First it would stop working because everything is designed to work in the commercial temperature range (0 to 70 degrees C). One would hope it works down to 0 degrees, although if the designers were not dillegent it may not make it down that far.
It would stop working because the various bits would fall out of specification, and each would do so differently. It's hard to say what would fail first. It would be one of:
- There would be so much timing skew between the signals that the various digital bits were receiving and what they required at that temperature that interfaces (i.e., between memory and processor) would stop to work, or logic would get scrambled.
- Oscillators would stop working because the gain necessary to maintain oscillation wouldn't be there.
- Voltage references would generate the wrong voltage (and not predictably, at least not up front).
- Transistors in the power supply circuits would fail to conduct properly.
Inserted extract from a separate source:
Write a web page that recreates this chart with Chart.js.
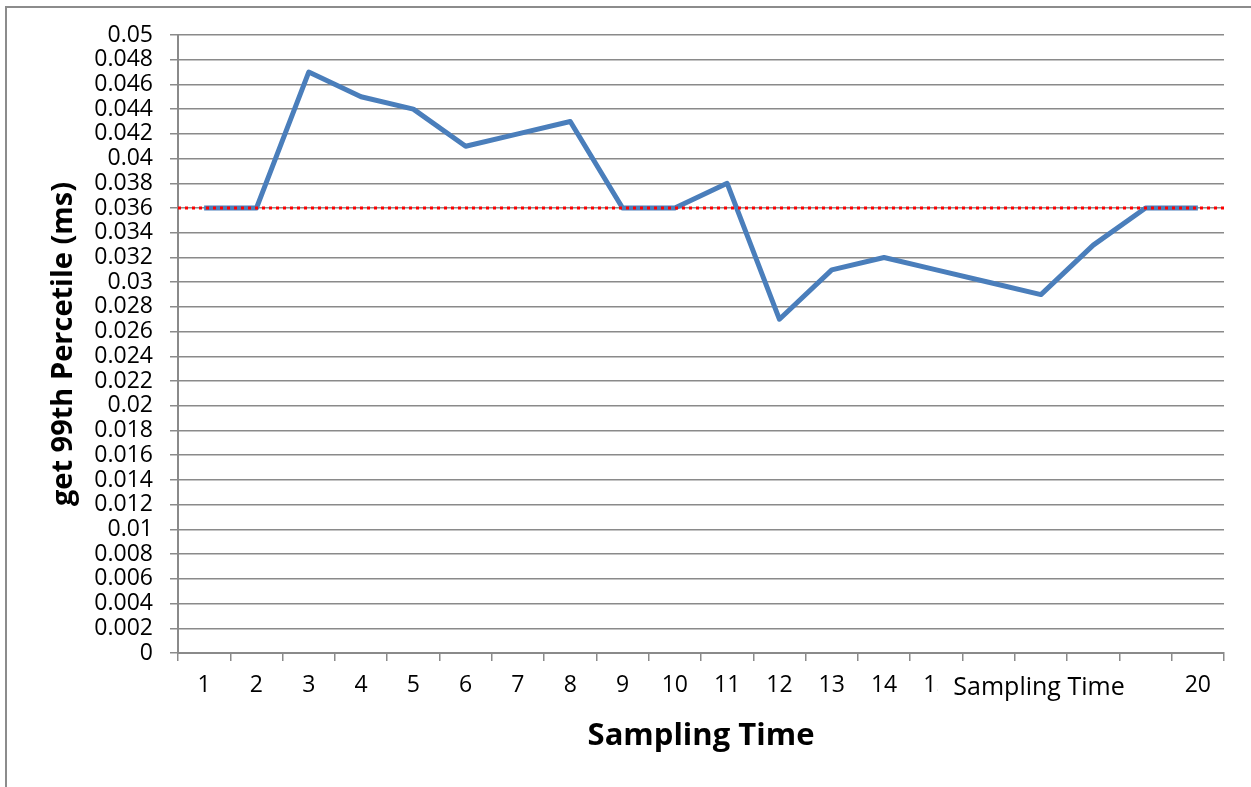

There's a vanishingly slim chance that it'd still work below 0 degrees C. I'm starting to guess here, but there's yet more that can go wrong:
- Anything spinning, such as disks and fans, will seize up because of differential thermal contraction. They may be OK when they warm up again, but depending on how the disks stop working they may damage their surfaces.
- If the temperature goes down far enough, differential thermal contraction between various bits (i.e., the traces and the PCB, the leadframes in the IC's and their epoxy packaging, the silicon chips themselves and either the leadframes or the packaging) will cause things to crack. This damage would be permanent.
- If this is done in atmosphere, water vapor (followed by CO2, and then the various other constituents of air) would condense on the PC. Oxygen would condense out before nitrogen, which may cause interesting chemical reactions.
Basically, long before anything superconducts, the 'puter will have stopped working, and will very probably be permanently damaged.
Note that you can design electronics to work at cryogenic temperatures -- I used to work in IR imaging, where the imaging array was running at 77K, with CMOS circuitry. But that was circuitry that was specifically designed for the task, and which did not work well (or at all, sometimes) at higher temperatures.